Hacker News new | ask | show | jobs
by freedomben 2124 days ago
This is how OpenShift 4 does things. I too thought it was strange at first but now with some experience it's quite pleasant.

Can be a beast to debug though if you haven't done it before.

2 comments

Aside from being faster than replacing all of the hosts, the reason OpenShift does it this way is that you can't just burn down and replace a fleet of bare metal machines. While re-PXEing is possible, this takes a ton of time and stresses that infrastructure.

Doing the same on cloud, metal, OpenStack, VMware, etc means that your cluster's operational experience remains the same and in most cases is less disruptive.

edit: having your nodes controlled by your cluster has a number of other benefits aside from patching, like the Node Tuning Operator that can tweak settings based on the types of workloads running on that set of machines.

I can assure you that OpenShift doesn't take this path because it is "better". It does so because bare-metal is a significant part of their market and there isn't a better option to automate the process currently.

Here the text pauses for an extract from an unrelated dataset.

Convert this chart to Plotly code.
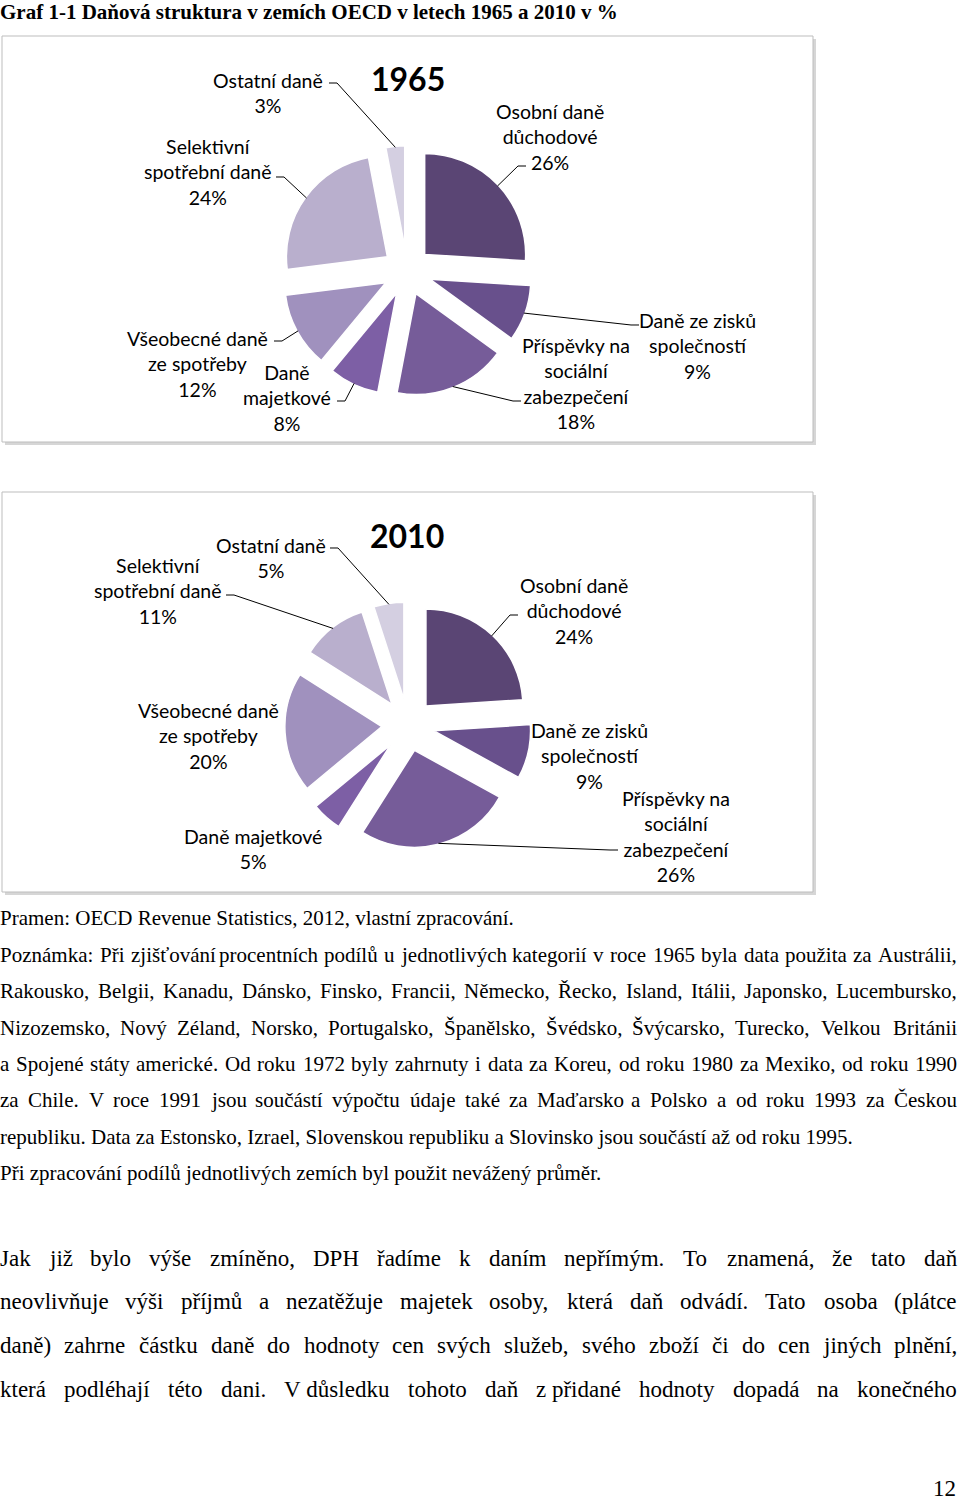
import math
import unicodedata
import plotly.graph_objects as go

W, H = 960, 1503

# ---------------- data ----------------
categories = ["Osobní daně důchodové", "Daně ze zisků společností",
              "Příspěvky na sociální zabezpečení", "Daně majetkové",
              "Všeobecné daně ze spotřeby", "Selektivní spotřební daně", "Ostatní daně"]
values_1965 = [26, 9, 18, 8, 12, 24, 3]
values_2010 = [24, 9, 26, 5, 20, 11, 5]
colors = ["#5A4574", "#68508C", "#765C99", "#7D5FA5", "#A091BE", "#B9AFCD", "#D4CFE1"]

# label wording (line breaks) per chart
names_1965 = ["Osobní daně<br>důchodové", "Daně ze zisků<br>společností",
              "Příspěvky na<br>sociální<br>zabezpečení", "Daně<br>majetkové",
              "Všeobecné daně<br>ze spotřeby", "Selektivní<br>spotřební daně", "Ostatní daně"]
names_2010 = ["Osobní daně<br>důchodové", "Daně ze zisků<br>společností",
              "Příspěvky na<br>sociální<br>zabezpečení", "Daně majetkové",
              "Všeobecné daně<br>ze spotřeby", "Selektivní<br>spotřební daně", "Ostatní daně"]

title_text = "Graf 1-1 Daňová struktura v zemích OECD v letech 1965 a 2010 v %"
source_text = "Pramen: OECD Revenue Statistics, 2012, vlastní zpracování."
note_lines_justified = [
    "Poznámka: Při zjišťování procentních podílů u jednotlivých kategorií v roce 1965 byla data použita za Austrálii,",
    "Rakousko, Belgii, Kanadu, Dánsko, Finsko, Francii, Německo, Řecko, Island, Itálii, Japonsko, Lucembursko,",
    "Nizozemsko, Nový Zéland, Norsko, Portugalsko, Španělsko, Švédsko, Švýcarsko, Turecko, Velkou Británii",
    "a Spojené státy americké. Od roku 1972 byly zahrnuty i data za Koreu, od roku 1980 za Mexiko, od roku 1990",
    "za Chile. V roce 1991 jsou součástí výpočtu údaje také za Maďarsko a Polsko a od roku 1993 za Českou",
]
note_lines_plain = [
    "republiku. Data za Estonsko, Izrael, Slovenskou republiku a Slovinsko jsou součástí až od roku 1995.",
    "Při zpracování podílů jednotlivých zemích byl použit nevážený průměr.",
]
body_lines = [
    "Jak již bylo výše zmíněno, DPH řadíme k daním nepřímým. To znamená, že tato daň",
    "neovlivňuje výši příjmů a nezatěžuje majetek osoby, která daň odvádí. Tato osoba (plátce",
    "daně) zahrne částku daně do hodnoty cen svých služeb, svého zboží či do cen jiných plnění,",
    "která podléhají této dani. V\u00a0důsledku tohoto daň z\u00a0přidané hodnoty dopadá na konečného",
]
page_number = "12"

# ---------------- helpers ----------------
def PX(x):
    return x / W


def PY(y):
    return 1 - y / H


TNR = {}
for ch, w in zip("abcdefghijklmnopqrstuvwxyz",
                 [444, 500, 444, 500, 444, 333, 500, 500, 278, 278, 500, 278, 778,
                  500, 500, 500, 500, 333, 389, 278, 500, 500, 722, 500, 500, 444]):
    TNR[ch] = w
for ch, w in zip("ABCDEFGHIJKLMNOPQRSTUVWXYZ",
                 [722, 667, 667, 722, 611, 556, 722, 722, 333, 389, 722, 611, 889,
                  722, 722, 556, 722, 667, 556, 611, 722, 722, 944, 722, 722, 611]):
    TNR[ch] = w
for ch in "0123456789":
    TNR[ch] = 500
TNR.update({" ": 250, "\u00a0": 250, ",": 250, ".": 250, ":": 278, ";": 278,
            "(": 333, ")": 333, "-": 333, "%": 833})


def text_width(s, size):
    t = 0
    for ch in s:
        base = unicodedata.normalize("NFD", ch)[0]
        t += TNR.get(base, 500)
    return t * size / 1000.0


fig = go.Figure()
annotations = []
shapes = []

SERIF = "Liberation Serif"
SANS = "Lato"

# ---------------- chart boxes ----------------
for (x0, y0, x1, y1) in [(2, 36, 813, 442), (2, 492, 813, 892)]:
    shapes.append(dict(type="rect", xref="paper", yref="paper",
                       x0=PX(x0 + 3), x1=PX(x1 + 3), y0=PY(y1 + 3), y1=PY(y0 + 3),
                       fillcolor="#D6D6D6", line=dict(width=0), layer="below"))
    shapes.append(dict(type="rect", xref="paper", yref="paper",
                       x0=PX(x0), x1=PX(x1), y0=PY(y1), y1=PY(y0),
                       fillcolor="white", line=dict(color="#BDBDBD", width=1), layer="below"))


def add_pie(values, names, cx, cy, r, pull, year, title_x, title_y, label_pos, leaders):
    half = r * (1 + pull)
    fig.add_trace(go.Pie(
        values=values, labels=categories, sort=False, direction="clockwise", rotation=0,
        pull=[pull] * len(values),
        marker=dict(colors=colors, line=dict(color="white", width=1.5)),
        textinfo="none", hoverinfo="label+percent", showlegend=False,
        domain=dict(x=[PX(cx - half), PX(cx + half)], y=[PY(cy + half), PY(cy - half)]),
    ))
    annotations.append(dict(x=PX(title_x), y=PY(title_y), xref="paper", yref="paper",
                            text="<b>%s</b>" % year, showarrow=False,
                            font=dict(family=SANS, size=32, color="black"),
                            xanchor="center", yanchor="middle"))
    tot = float(sum(values))
    for i, (v, nm) in enumerate(zip(values, names)):
        lx, ly = label_pos[i]
        annotations.append(dict(x=PX(lx), y=PY(ly), xref="paper", yref="paper",
                                text="%s<br>%d%%" % (nm, v), showarrow=False,
                                font=dict(family=SANS, size=19.5, color="black"),
                                align="center", xanchor="center", yanchor="middle",
                                borderpad=0, borderwidth=0))
        if i in leaders:
            ax, ay, hd = leaders[i]
            start = sum(values[:i]) / tot * 360.0
            mid = math.radians(start + v / tot * 180.0)
            R = r * (1 + pull) - 1
            ex, ey = cx + R * math.sin(mid), cy - R * math.cos(mid)
            path = "M %f,%f L %f,%f L %f,%f" % (PX(ax), PY(ay), PX(ax + hd * 8), PY(ay),
                                                 PX(ex), PY(ey))
            shapes.append(dict(type="path", xref="paper", yref="paper", path=path,
                               line=dict(color="black", width=1), layer="above"))


add_pie(values_1965, names_1965, 407, 271, 101, 0.24, "1965", 408, 78,
        label_pos=[(550, 137), (697, 346), (576, 384), (287, 398),
                   (197, 364), (208, 172), (268, 93)],
        leaders={6: (329, 83, 1), 5: (276, 177, 1), 0: (526, 166, -1),
                 1: (639, 325, -1), 2: (521, 401, -1), 3: (337, 401, 1),
                 4: (274, 341, 1)})

add_pie(values_2010, names_2010, 408, 725, 97, 0.27, "2010", 407, 535,
        label_pos=[(574, 611), (589, 756), (676, 836), (253, 849),
                   (208, 736), (158, 591), (271, 558)],
        leaders={6: (330, 548, 1), 5: (226, 595, 1), 0: (518, 615, -1),
                 2: (618, 850, -1)})

# ---------------- document text ----------------
def plain(text, x, y, size, bold=False, anchor="left"):
    annotations.append(dict(x=PX(x), y=PY(y), xref="paper", yref="paper",
                            text=("<b>%s</b>" % text) if bold else text, showarrow=False,
                            font=dict(family=SERIF, size=size, color="black"),
                            xanchor=anchor, yanchor="middle", borderpad=0, borderwidth=0))


def justified(text, y, size, left=0.0, right=957.0):
    words = text.split(" ")
    widths = [text_width(w, size) for w in words]
    gap = (right - left - sum(widths)) / (len(words) - 1)
    x = left
    for w, wd in zip(words, widths):
        plain(w, x, y, size)
        x += wd + gap


plain(title_text, 0, 12, 21, bold=True)
plain(source_text, 0, 918, 21)
note_y = [955, 991, 1028, 1064, 1100, 1137, 1173]
for line, y in zip(note_lines_justified, note_y):
    justified(line, y, 21)
for line, y in zip(note_lines_plain, note_y[len(note_lines_justified):]):
    plain(line, 0, y, 21)

body_y = [1258, 1301, 1345, 1389]
for line, y in zip(body_lines, body_y):
    justified(line, y, 23)

plain(page_number, 956, 1488, 23, anchor="right")

fig.update_layout(
    width=W, height=H, margin=dict(l=0, r=0, t=0, b=0),
    paper_bgcolor="white", plot_bgcolor="white",
    annotations=annotations, shapes=shapes, showlegend=False,
)
fig.write_html("out.html", config={"displayModeBar": False},
               post_script="document.body.style.margin='0';document.body.style.overflow='hidden';")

I once worked on a competing product (before the OS update operator was available) and the update-in-place model was always a disaster. Various problems like dns, service discovery, timeouts, breaking changes to dependency pkgs, etc make for a problematic process. Combine that with the frantic pace of k8s develeopment, short node compatibility window (2-3 minor k8s releases) and various CVEs - you end up debugging a lot of machines in unknown states that fail to rejoin clusters after reboots.

This has definitely not been my experience running many hundreds of Red Hat CoreOS nodes in production.

So far, aside from a few small flakey issues, having the cluster nodes _and_ the OpenShift cluster update in lock step has been dramatically simpler to manage.

Was that with a 1990s mutable package-based distro by any chance?